While a strike was narrowly averted, the Braves' day didn't improve. Because negotiations dragged on through most of the morning, the team pushed back its departure time, then its Delta charter had to replace a tire. By the time the 727 took off, it was nearly 3 p.m. The flight north was just an hour, but the buses to Olympic Stadium were soon encased in bumper-to-bumper traffic and didn't arrive at the stadium until 5:30, just 95 minutes before the scheduled start of Friday night's game against the Expos.
"This totally screws up your day, but I think the fact that nobody is complaining about the day we had gives you an idea about how happy we are to get a deal done," Remlinger said.
That reaction was repeated by numerous players.
"I'm relieved, glad it's over, and happy we don't have to worry about it for four more years," Millwood said. "I hope next time we can get something done before it comes down to the last few hours."
Said second baseman Keith Lockhart: "It's been playing on everybody for a while. I didn't even like the idea of missing one day. We were so close, I couldn't imagine not getting something done."

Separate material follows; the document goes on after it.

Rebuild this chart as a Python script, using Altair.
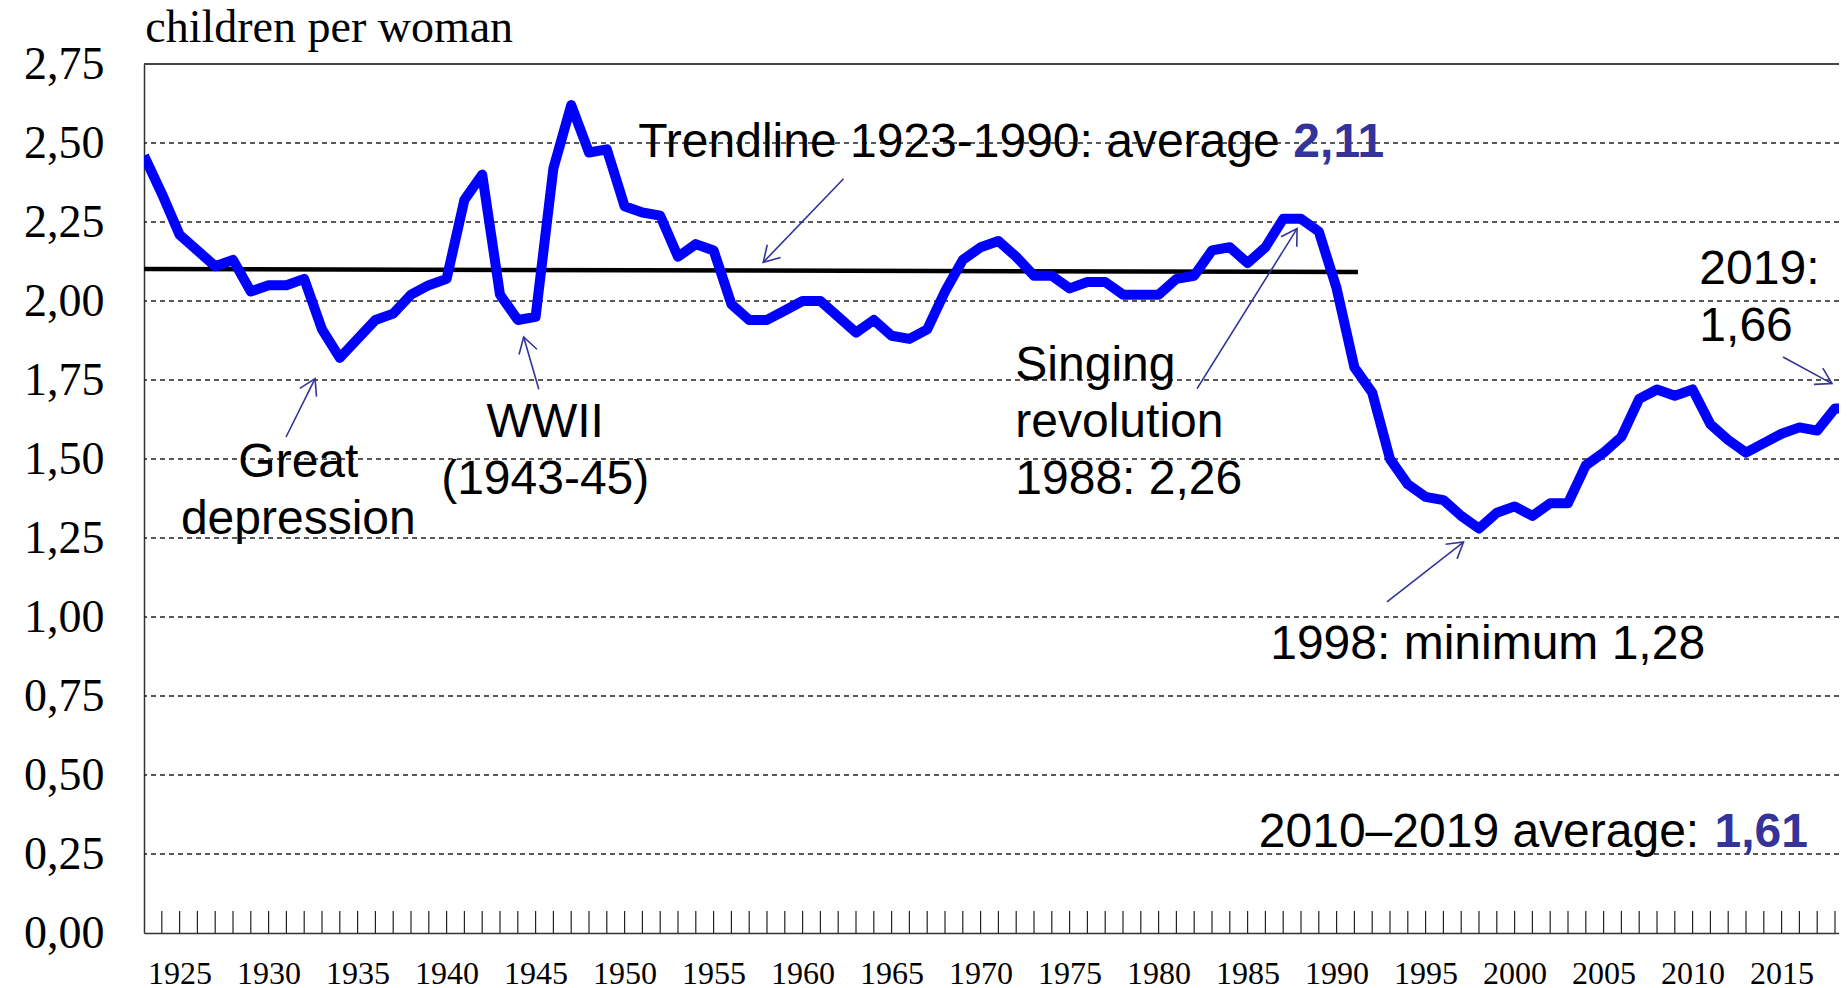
import math
import altair as alt
import pandas as pd

# ---------------- data ----------------
years = list(range(1923, 2020))
tfr = [2.46, 2.34, 2.21, 2.16, 2.11, 2.13, 2.03, 2.05, 2.05, 2.07,
       1.91, 1.82, 1.88, 1.94, 1.96, 2.02, 2.05, 2.07, 2.32, 2.40,
       2.02, 1.94, 1.95, 2.42, 2.62, 2.47, 2.48, 2.30, 2.28, 2.27,
       2.14, 2.18, 2.16, 1.99, 1.94, 1.94, 1.97, 2.00, 2.00, 1.95,
       1.90, 1.94, 1.89, 1.88, 1.91, 2.03, 2.13, 2.17, 2.19, 2.14,
       2.08, 2.08, 2.04, 2.06, 2.06, 2.02, 2.02, 2.02, 2.07, 2.08,
       2.16, 2.17, 2.12, 2.17, 2.26, 2.26, 2.22, 2.04, 1.79, 1.71,
       1.50, 1.42, 1.38, 1.37, 1.32, 1.28, 1.33, 1.35, 1.32, 1.36,
       1.36, 1.48, 1.52, 1.57, 1.69, 1.72, 1.70, 1.72, 1.61, 1.56,
       1.52, 1.55, 1.58, 1.60, 1.59, 1.66, 1.66]

y_tick_values = [0.0, 0.25, 0.5, 0.75, 1.0, 1.25, 1.5, 1.75, 2.0, 2.25, 2.5, 2.75]
grid_values = [0.25, 0.5, 0.75, 1.0, 1.25, 1.5, 1.75, 2.0, 2.25, 2.5]
x_label_years = list(range(1925, 2016, 5))
tick_years = list(range(1924, 2019))

# trendline 1923-1990
trend_x = [1923.0]
trend_x2 = [1991.2]
trend_y = [2.101]
trend_y2 = [2.092]

# annotations (data coordinates)
left_texts = ["Trendline 1923-1990: average", "Singing\nrevolution\n1988: 2,26",
              "1998: minimum 1,28", "2010\u20132019 average:", "2019:\n1,66"]
left_x = [1950.77, 1971.95, 1986.27, 1985.63, 2010.38]
left_y = [2.4547, 1.749, 0.868, 0.272, 2.055]

center_texts = ["Great\ndepression", "WWII\n(1943-45)"]
center_x = [1931.67, 1945.54]
center_y = [1.443, 1.5696]

bold_texts = ["2,11", "1,61"]
bold_x = [1987.57, 2011.23]
bold_y = [2.4547, 0.272]

title_text = ["children per woman"]
title_x = [1923.07]
title_y = [2.82]

arrow_tail_x = [1962.30, 1930.98, 1945.18, 1982.16, 1992.83, 2015.08]
arrow_tail_y = [2.387, 1.5696, 1.7206, 1.7228, 1.0475, 1.8228]
arrow_head_x = [1957.79, 1932.61, 1944.33, 1987.78, 1997.13, 2017.83]
arrow_head_y = [2.1225, 1.7544, 1.886, 2.229, 1.2373, 1.7386]

# ---------------- layout ----------------
W = 1695
H = 869
PX_PER_YEAR = 17.8
XMIN = 1923
XMAX = XMIN + W / PX_PER_YEAR
YMAX = 2.75
px_per_unit = H / YMAX

BLUE = "#0000FF"
NAVY = "#333399"
SANS = "Liberation Sans"
SERIF = "Liberation Serif"
ANN_SIZE = 48

xscale = alt.Scale(domain=[XMIN, XMAX], nice=False, zero=False)
yscale = alt.Scale(domain=[0, YMAX], nice=False, zero=True)

xaxis = alt.Axis(values=x_label_years, format="d", grid=False, ticks=False,
                 labelPadding=50, labelBaseline="alphabetic",
                 labelFont=SERIF, labelFontSize=32, labelColor="black",
                 domainColor="#333333", domainWidth=1.5, title=None,
                 labelOverlap=False, labelFlush=False)
yaxis = alt.Axis(values=y_tick_values,
                 labelExpr="replace(format(datum.value, '.2f'), '.', ',')",
                 grid=False, ticks=False, labelPadding=40,
                 labelFont=SERIF, labelFontSize=46, labelColor="black",
                 domainColor="#333333", domainWidth=1.5, title=None,
                 labelOverlap=False, labelFlush=False)


def X(field):
    return alt.X(field, scale=xscale, axis=xaxis)


def Y(field):
    return alt.Y(field, scale=yscale, axis=yaxis)


df = pd.DataFrame({"year": years, "tfr": tfr})
grid_df = pd.DataFrame({"v": grid_values})
ticks_df = pd.DataFrame({"yr": tick_years})
trend_df = pd.DataFrame({"x": trend_x, "x2": trend_x2, "y": trend_y, "y2": trend_y2})

angles = []
for tx, ty, hx, hy in zip(arrow_tail_x, arrow_tail_y, arrow_head_x, arrow_head_y):
    dx = (hx - tx) * PX_PER_YEAR
    dy = -(hy - ty) * px_per_unit
    angles.append(math.degrees(math.atan2(dx, -dy)) % 360)
arrows_df = pd.DataFrame({"tx": arrow_tail_x, "ty": arrow_tail_y,
                          "hx": arrow_head_x, "hy": arrow_head_y, "ang": angles})

left_df = pd.DataFrame({"x": left_x, "y": left_y, "t": left_texts})
center_df = pd.DataFrame({"x": center_x, "y": center_y, "t": center_texts})
bold_df = pd.DataFrame({"x": bold_x, "y": bold_y, "t": bold_texts})
title_df = pd.DataFrame({"x": title_x, "y": title_y, "t": title_text})

line = alt.Chart(df).mark_line(color=BLUE, strokeWidth=10, strokeJoin="round", clip=True).encode(
    x=X("year:Q"),
    y=Y("tfr:Q"),
)

grid = alt.Chart(grid_df).mark_rule(color="#222222", strokeWidth=1.3, strokeDash=[5, 4]).encode(
    y=Y("v:Q")
)

top_frame = alt.Chart(grid_df).mark_rule(color="#444444", strokeWidth=1.5).encode(
    y=alt.value(0)
)

year_ticks = alt.Chart(ticks_df).mark_rule(color="#222222", strokeWidth=1.2).encode(
    x=X("yr:Q"),
    y=alt.value(H),
    y2=alt.value(H - 22),
)

trend = alt.Chart(trend_df).mark_rule(color="black", strokeWidth=4.5).encode(
    x=X("x:Q"),
    x2="x2:Q",
    y=Y("y:Q"),
    y2="y2:Q",
)

shafts = alt.Chart(arrows_df).mark_rule(color=NAVY, strokeWidth=1.6).encode(
    x=X("tx:Q"),
    x2="hx:Q",
    y=Y("ty:Q"),
    y2="hy:Q",
)

heads = alt.Chart(arrows_df).mark_point(
    shape="M-0.515,0.857L0,0L0.515,0.857", filled=False, size=1300,
    color=NAVY, strokeWidth=1.6, opacity=1
).encode(
    x=X("hx:Q"),
    y=Y("hy:Q"),
    angle=alt.Angle("ang:Q", scale=None),
)

left_text = alt.Chart(left_df).mark_text(
    align="left", baseline="alphabetic", font=SANS, fontSize=ANN_SIZE, color="black",
    lineBreak="\n", lineHeight=57
).encode(
    x=X("x:Q"),
    y=Y("y:Q"),
    text="t:N",
)

center_text = alt.Chart(center_df).mark_text(
    align="center", baseline="alphabetic", font=SANS, fontSize=ANN_SIZE, color="black",
    lineBreak="\n", lineHeight=57
).encode(
    x=X("x:Q"),
    y=Y("y:Q"),
    text="t:N",
)

bold_text = alt.Chart(bold_df).mark_text(
    align="left", baseline="alphabetic", font=SANS, fontSize=ANN_SIZE, fontWeight="bold",
    color=NAVY
).encode(
    x=X("x:Q"),
    y=Y("y:Q"),
    text="t:N",
)

title = alt.Chart(title_df).mark_text(
    align="left", baseline="alphabetic", font=SERIF, fontSize=46, color="black"
).encode(
    x=X("x:Q"),
    y=Y("y:Q"),
    text="t:N",
)

chart = alt.layer(
    grid, top_frame, year_ticks, trend, line, shafts, heads,
    left_text, center_text, bold_text, title
).properties(
    width=W, height=H,
    autosize=alt.AutoSizeParams(type="none"),
    padding={"left": 136, "top": 56, "right": 0, "bottom": 57},
).configure_view(stroke=None).configure(background="white")

chart.save("out.html", embed_options={"renderer": "svg", "actions": False})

Most players were unaware of the details to the deal between the players union and owners, so when someone flicked on the TV in the clubhouse and Glavine was being interviewed on ESPN, a dozen players gathered around to listen.
"I thought we were going (on strike)," Jones admitted. "I didn't think the union would give up as much as it did. In order to get the job done, both sides had to give a lot."